• [Exercise goal]
Pick out the lines below that contain the string "this" and copy them all.

Records from a collection

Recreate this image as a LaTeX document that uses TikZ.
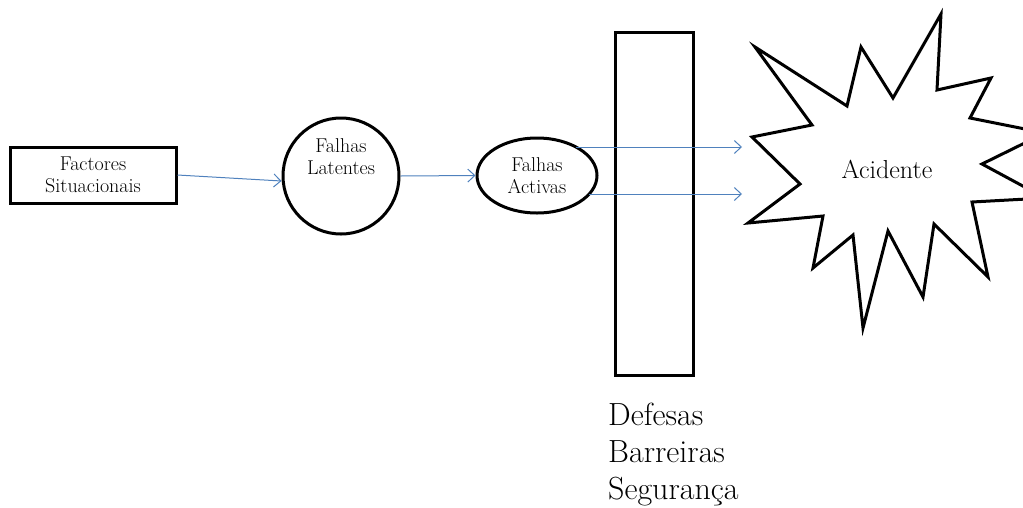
\documentclass[tikz,border=0pt]{standalone}
\usepackage{fontspec}
\setmainfont{Latin Modern Roman}
\usetikzlibrary{arrows.meta,shapes.geometric}
\begin{document}
\begin{tikzpicture}[x=1pt,y=-1pt,
  blk/.style={draw=black,line width=3pt},
  small/.style={font=\fontsize{20}{22}\selectfont,align=center},
  conn/.style={draw={rgb,255:red,79;green,129;blue,189},line width=1pt,
    -{Straight Barb[length=7pt,width=13pt,line width=1pt]}}]
\useasboundingbox (0,0) rectangle (1023,507);
% Factores
\node[blk,minimum width=166,minimum height=56,inner sep=0,small] (fac) at (93,175) {Factores\\Situacionais};
% Falhas Latentes
\node[blk,circle,minimum size=116,inner sep=0,
  label={[small,yshift=19pt,name=latt]center:Falhas\\Latentes}] (lat) at (341,176) {};
% Falhas Activas
\node[blk,ellipse,minimum width=120,minimum height=75,inner sep=0,small] (act) at (537,175.5) {Falhas\\Activas};
% Barrier
\node[blk,minimum width=78,minimum height=343,inner sep=0] (bar) at (654,203.5) {};
\node[anchor=north west,align=left,inner sep=0,font=\fontsize{32}{37}\selectfont] (def) at (608,403) {Defesas\\Barreiras\\Segurança};
% Starburst
\begin{scope}
\clip (0,0) rectangle (1023,507);
\draw[blk,line join=miter] (755,47) -- (847,106) -- (861,47) -- (893,98) -- (941,14) -- (937,90)
  -- (991,78) -- (970,118) -- (1045,133) -- (982,164) -- (1045,198) -- (972,202)
  -- (988,277) -- (934,224) -- (923,297) -- (888,231) -- (863,328) -- (853,235)
  -- (813,268) -- (823,216) -- (748,223) -- (800,184) -- (752,137) -- (812,125) -- cycle;
\end{scope}
\node[font=\fontsize{26}{28}\selectfont] (acc) at (887,169) {Acidente};
\coordinate (t1) at (742,147);
\coordinate (t2) at (742,194);
% Connectors
\draw[conn] (fac.east) -- (lat.west |- 0,181);
\draw[conn] (lat.east) -- (act.west);
\draw[conn] (act.center) ++(39,-28.5) coordinate (s1) -- (s1 -| t1);
\draw[conn] (act.center) ++(52,18.5) coordinate (s2) -- (s2 -| t2);
\end{tikzpicture}
\end{document}
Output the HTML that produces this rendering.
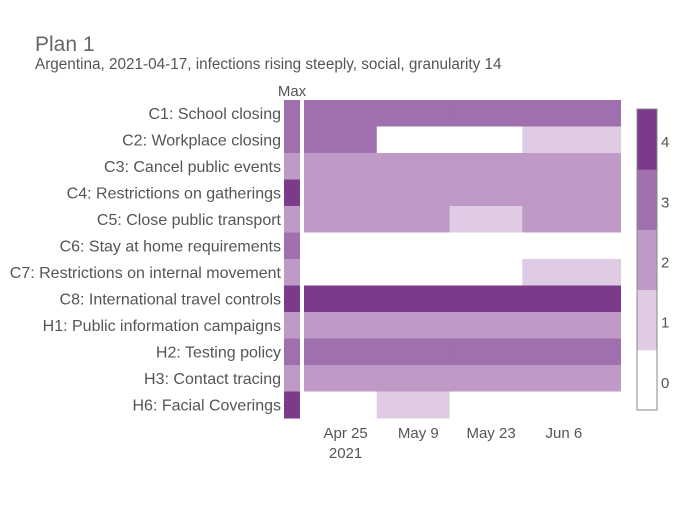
<!DOCTYPE html>
<html><head><meta charset="utf-8"><style>
body{margin:0;background:#fff}
svg{font-family:"Liberation Sans",sans-serif}
</style></head><body>
<svg id="c" width="700" height="500">
<text x="35" y="51" font-size="21" fill="#666">Plan 1</text>
<text x="35" y="69" font-size="15.3" fill="#555">Argentina, 2021-04-17, infections rising steeply, social, granularity 14</text>
<text x="292" y="96" font-size="15" fill="#555" text-anchor="middle">Max</text>
</svg>
<script>
const categories=["C1: School closing","C2: Workplace closing","C3: Cancel public events","C4: Restrictions on gatherings","C5: Close public transport","C6: Stay at home requirements","C7: Restrictions on internal movement","C8: International travel controls","H1: Public information campaigns","H2: Testing policy","H3: Contact tracing","H6: Facial Coverings"];
const maxValues=[3,3,2,4,2,3,2,4,2,3,2,4];
const blockStartDays=[0,14,28,42];
const endDay=61;
const planValues=[[3,3,3,3],[3,0,0,1],[2,2,2,2],[2,2,2,2],[2,2,1,2],[0,0,0,0],[0,0,0,1],[4,4,4,4],[2,2,2,2],[3,3,3,3],[2,2,2,2],[0,1,0,0]];
const tickDays=[8,22,36,50];
const tickLabels=["Apr 25","May 9","May 23","Jun 6"];
const colorTicks=[0,1,2,3,4];
const colors=["#ffffff","#dfcbe3","#bf9ac6","#a06fad","#7b3a8a"];
const svgEl=document.getElementById('c');const NS="http://www.w3.org/2000/svg";
const gx0=304,gx1=621,gTop=100,rowH=26.5;
const xs=d=>gx0+(gx1-gx0)*d/endDay;
const ys=i=>gTop+i*rowH;
function mk(t,a){const e=document.createElementNS(NS,t);for(const k in a)e.setAttribute(k,a[k]);svgEl.appendChild(e);return e;}
categories.forEach((c,i)=>{
 const t=mk('text',{x:281,y:ys(i)+rowH/2+5.5,'font-size':16,fill:'#555','text-anchor':'end'});t.textContent=c;
 
 
 const m=mk('rect',{x:284,y:ys(i),width:16,height:rowH+0.5,fill:colors[maxValues[i]]});
 
 
 planValues[i].forEach((v,j)=>{
  const s=blockStartDays[j],e=j+1<blockStartDays.length?blockStartDays[j+1]:endDay;
  const w=xs(e)-xs(s)+(j+1<blockStartDays.length?0.6:0);
  const r=mk('rect',{x:xs(s),y:ys(i),width:w,height:rowH+0.5,fill:colors[v]});
  
  
 });
});
tickDays.forEach((d,i)=>{
 const t=mk('text',{x:xs(d),y:438,'font-size':15,fill:'#555','text-anchor':'middle'});t.textContent=tickLabels[i];
 
 
});
const yr=mk('text',{x:xs(tickDays[0]),y:458,'font-size':15,fill:'#555','text-anchor':'middle'});yr.textContent="2021";


const cb0=109,cb1=410,cx=637,cw=20;
const cy=v=>cb1-(v+0.5)*(cb1-cb0)/5;
colorTicks.forEach(v=>{
 const r=mk('rect',{x:cx,y:cy(v+0.5),width:cw,height:cy(v-0.5)-cy(v+0.5)+0.5,fill:colors[v]});
 
 
 const t=mk('text',{x:661,y:cy(v)+8,'font-size':15,fill:'#555'});t.textContent=v;
 
 
});
const b=mk('rect',{x:cx,y:cb0,width:cw,height:cb1-cb0,fill:'none',stroke:'#888','stroke-width':1});


</script>
</body></html>
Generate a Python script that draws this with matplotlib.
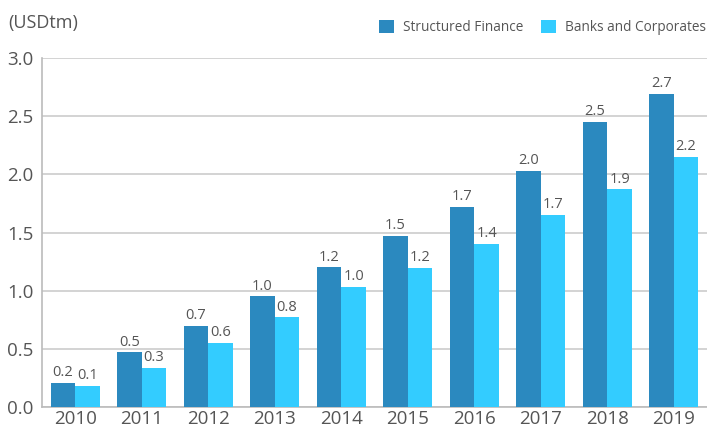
import numpy as np
import matplotlib.pyplot as plt

years = ["2010", "2011", "2012", "2013", "2014", "2015", "2016", "2017", "2018", "2019"]
structured = [0.21, 0.47, 0.70, 0.95, 1.20, 1.47, 1.72, 2.03, 2.45, 2.69]
banks = [0.18, 0.335, 0.55, 0.77, 1.03, 1.195, 1.40, 1.65, 1.87, 2.15]
structured_labels = ["0.2", "0.5", "0.7", "1.0", "1.2", "1.5", "1.7", "2.0", "2.5", "2.7"]
banks_labels = ["0.1", "0.3", "0.6", "0.8", "1.0", "1.2", "1.4", "1.7", "1.9", "2.2"]

c_sf = "#2b89bf"
c_bc = "#33ccff"
txt = "#555555"

plt.rcParams["font.family"] = ["Open Sans", "DejaVu Sans"]

fig = plt.figure(figsize=(7.07, 4.28), dpi=100)
ax = fig.add_axes([42 / 707, 1 - 407 / 428, 665 / 707, 349 / 428])

x = np.arange(len(years))
w = 0.37
b1 = ax.bar(x - w / 2, structured, w, color=c_sf, label="Structured Finance", zorder=3)
b2 = ax.bar(x + w / 2, banks, w, color=c_bc, label="Banks and Corporates", zorder=3)
ax.bar_label(b1, labels=structured_labels, padding=2, color=txt, fontsize=10.5)
ax.bar_label(b2, labels=banks_labels, padding=2, color=txt, fontsize=10.5)

ax.set_xlim(-0.5, len(years) - 0.5)
ax.set_ylim(0, 3.0)
ax.set_yticks(np.arange(0, 3.01, 0.5))
ax.set_yticklabels([f"{v:.1f}" for v in np.arange(0, 3.01, 0.5)])
ax.set_xticks(x)
ax.set_xticklabels(years)
ax.tick_params(axis="both", length=0, labelsize=13.5, colors=txt)
ax.tick_params(axis="y", pad=6)
ax.tick_params(axis="x", pad=2)
ax.grid(axis="y", color="#cccccc", lw=1.2, zorder=0)
for s in ["top", "right"]:
    ax.spines[s].set_visible(False)
ax.spines["left"].set_color("#bbbbbb")
ax.spines["bottom"].set_color("#bbbbbb")
ax.spines["left"].set_linewidth(1.2)
ax.spines["bottom"].set_linewidth(1.2)

fig.text(8 / 707, 1 - 23 / 428, "(USDtm)", fontsize=13, color=txt, va="center")

leg = ax.legend(loc="upper right", bbox_to_anchor=(1.006, 1.125), ncol=2, frameon=False,
                fontsize=9.8, handlelength=1.15, handleheight=1.15, columnspacing=1.3,
                handletextpad=0.6, borderaxespad=0)
for t in leg.get_texts():
    t.set_color(txt)

fig.savefig("out.png", dpi=100)
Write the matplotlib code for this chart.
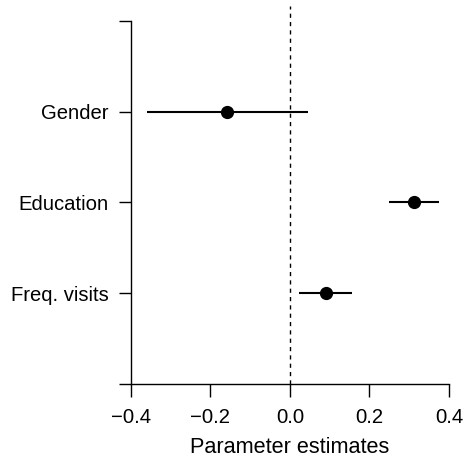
import matplotlib
matplotlib.use("Agg")
import matplotlib.pyplot as plt

labels = ["Freq. visits", "Education", "Gender"]
positions = [1, 2, 3]
estimates = [0.090, 0.313, -0.157]
lower = [0.022, 0.250, -0.360]
upper = [0.157, 0.376, 0.045]
xticks = [-0.4, -0.2, 0.0, 0.2, 0.4]
xticklabels = ["\u22120.4", "\u22120.2", "0.0", "0.2", "0.4"]

plt.rcParams['font.family'] = ['Liberation Sans', 'DejaVu Sans']

fig = plt.figure(figsize=(4.69, 4.61), dpi=100)
ax = fig.add_axes([130.7/469, 1-384/461, (449-130.7)/469, (384-6)/461])

ax.axvline(0, color='black', lw=1.0, ls=(0, (3, 3)), zorder=1)
for y, lo, hi, est in zip(positions, lower, upper, estimates):
    ax.plot([lo, hi], [y, y], color='black', lw=1.5, solid_capstyle='butt', zorder=2)
    ax.plot([est], [y], 'o', color='black', ms=8.5, zorder=3)

ax.set_xlim(-0.4, 0.4)
ax.set_ylim(0, 4.165)
for s in ['top', 'right']:
    ax.spines[s].set_visible(False)
ax.spines['left'].set_bounds(0, 4)
ax.spines['left'].set_linewidth(1.0)
ax.spines['bottom'].set_linewidth(1.0)
ax.spines['bottom'].set_bounds(-0.4, 0.4)

ax.set_yticks([0, 1, 2, 3, 4])
ax.set_yticklabels(["", labels[0], labels[1], labels[2], ""])
ax.set_xticks(xticks)
ax.set_xticklabels(xticklabels)
ax.tick_params(axis='both', length=9, width=1.0, labelsize=14.6, color='black')
ax.tick_params(axis='y', pad=7)
ax.tick_params(axis='x', pad=8)
ax.set_xlabel("Parameter estimates", fontsize=15.6, labelpad=7.5)

fig.savefig("out.png", dpi=100)
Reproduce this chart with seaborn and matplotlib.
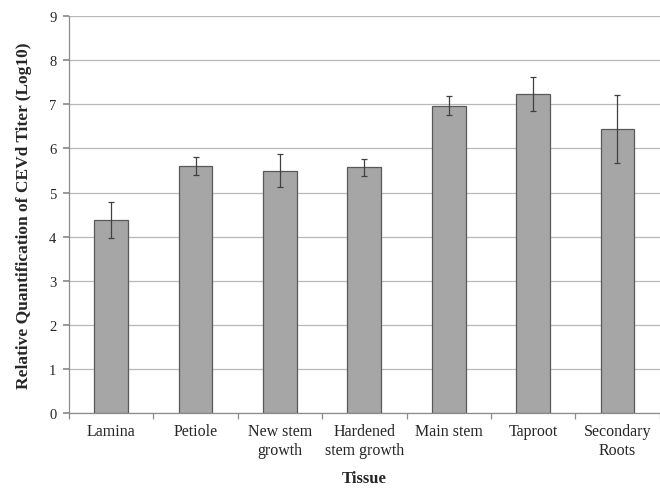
import matplotlib
matplotlib.use("Agg")
import matplotlib.pyplot as plt
from matplotlib.ticker import FixedLocator
import seaborn as sns
import pandas as pd
import numpy as np

tissues = ["Lamina", "Petiole", "New stem\ngrowth", "Hardened\nstem growth",
           "Main stem", "Taproot", "Secondary\nRoots"]
titer = [4.38, 5.60, 5.50, 5.57, 6.97, 7.24, 6.44]
err = [0.40, 0.20, 0.38, 0.20, 0.22, 0.38, 0.77]

sns.set_theme(style="white")
plt.rcParams['font.family'] = ['Liberation Serif', 'DejaVu Serif']

df = pd.DataFrame({"Tissue": tissues, "Titer": titer})

fig = plt.figure(figsize=(6.6, 4.89), dpi=100)
ax = fig.add_axes([0.1045, 0.153, 0.895, 0.812])

sns.barplot(data=df, x="Tissue", y="Titer", ax=ax, color="#a6a6a6",
            saturation=1, width=0.4, edgecolor="#595959", linewidth=0.9,
            errorbar=None, zorder=2)

xs = [p.get_x() + p.get_width() / 2 for p in ax.patches]
ax.errorbar(xs, titer, yerr=err, fmt="none", ecolor="#404040",
            elinewidth=0.9, capsize=2.5, capthick=0.9, zorder=3)

ax.set_ylim(0, 9)
ax.set_xlim(-0.5, len(tissues) - 0.5)
ax.set_yticks(range(0, 10))
ax.yaxis.grid(True, color="#b8b8b8", linewidth=0.9)
ax.set_axisbelow(True)

for s in ["top", "right"]:
    ax.spines[s].set_visible(False)
for s in ["left", "bottom"]:
    ax.spines[s].set_color("#8c8c8c")
    ax.spines[s].set_linewidth(0.9)

ax.tick_params(axis="y", which="major", left=True, length=4, color="#8c8c8c",
               labelsize=10.5, pad=5)
ax.tick_params(axis="x", which="major", bottom=False, length=0,
               labelsize=11.5, pad=7)
for lbl in ax.get_xticklabels():
    lbl.set_linespacing(1.25)
ax.xaxis.set_minor_locator(FixedLocator(np.arange(-0.5, len(tissues), 1.0)))
ax.tick_params(axis="x", which="minor", bottom=True, length=4,
               color="#8c8c8c", width=0.9)

ax.set_xlabel("Tissue", fontsize=12, fontweight="bold", labelpad=9)
ax.set_ylabel("Relative Quantification of CEVd Titer (Log10)", fontsize=12.5,
              fontweight="bold", labelpad=12)

fig.savefig("out.png", dpi=100)
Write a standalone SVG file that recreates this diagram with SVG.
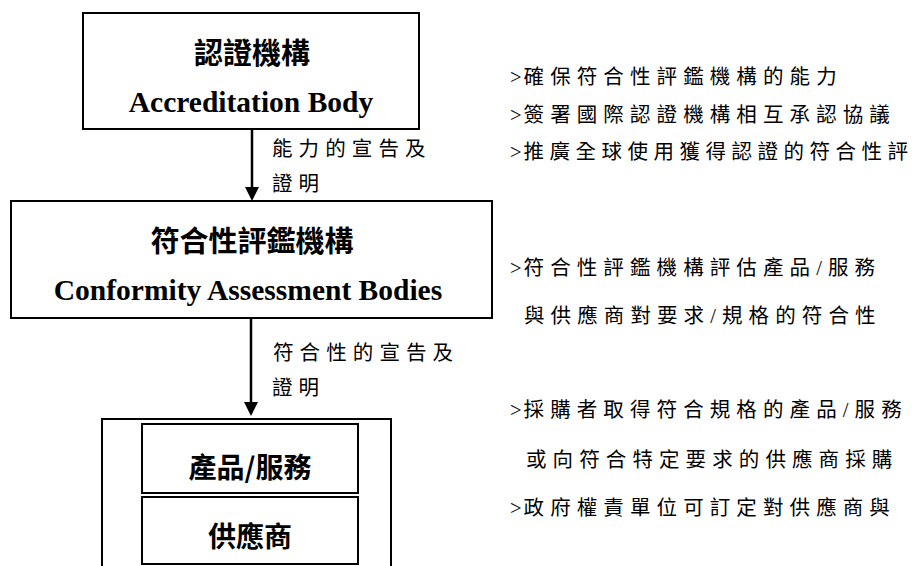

• [Task result]
Recreate this image as a LaTeX document that uses TikZ.
Output the HTML that produces this rendering.
Generate a Python script that draws this with matplotlib.
Write the matplotlib code for this chart.
Reproduce this chart with seaborn and matplotlib.
Write a standalone SVG file that recreates this diagram with SVG.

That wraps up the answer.